A true period is the result of shedding of the endometrium, or lining of the uterus, which occurs as a result of ovulation (midcycle release of the egg) and the cyclic changes in estrogen and progesterone. Since women do not ovulate when they are pregnant, any bleeding during your pregnancy should not be confused with a period.
Although bleeding in pregnancy is common, it is never normal, explains Melissa Esposito, M.D. If a woman is pregnant and bleeding, with or without pain, she should call her doctor for further instruction. But don't immediately worry: While bleeding in the first trimester of pregnancy may signify either a miscarriage (or a threatened miscarriage) or an ectopic pregnancy, it also may be due to implantation.
When a fertilized egg implants in the uterus, 10 to 14 days after conception, it could cause parts of the uterine lining to shed. The bleeding may look like the normal start of your period or spotting, but if you think you may be pregnant, you should take a pregnancy test to be sure.
If you are experiencing a miscarriage (or a threatened miscarriage), you will usually have bleeding associated with uterine cramping. There may also be a passage of large clots from the vagina. If this is happening you should definitely seek care at the doctor's office or the local ER if after hours, Dr. Esposito says.
Another cause of bleeding during pregnancy is an ectopic pregnancy (or tubal pregnancy). The amount of bleeding with an ectopic may vary in amount and is usually associated with unilateral pain (pain primarily located on the left or right side) plus or minus dizziness or lighheadedness, Dr. Esposito says. Ectopic pregnancy can be life threatening if it ruptures, so the more rapid the diagnosis the better for the patient. If you having any of the above symptoms such as bleeding and pain, especially localized pain, you should call your doctor or get to the ER immediately. Implantation bleeding is usually fairly light but develops as the embryo is implanting into the uterine lining.

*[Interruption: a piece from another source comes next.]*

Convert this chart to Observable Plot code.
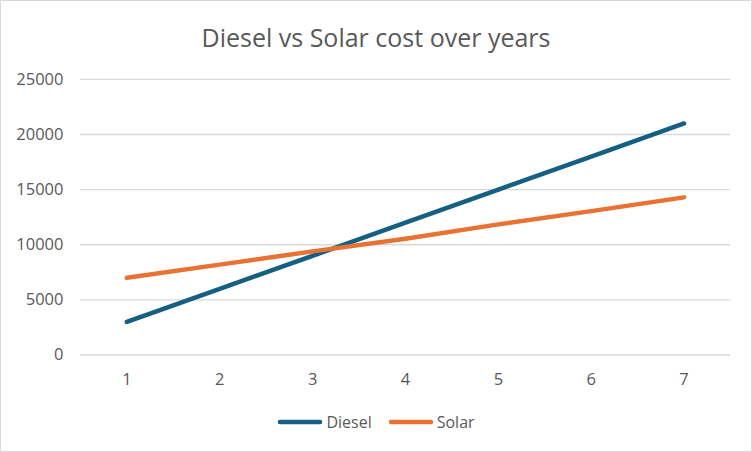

Often times, the cause of bleeding during pregnancy may not be known, which can feel very alarming for the patients and be very anxiety provoking. If you do seek medical attention, you might be told to go home and be on bedrest and pelvic rest until the bleeding stops. If this happens, your pregnancy will be monitored closely with obstetric ultrasounds and possibly blood tests to check the HCG levels if that is clinically indicated.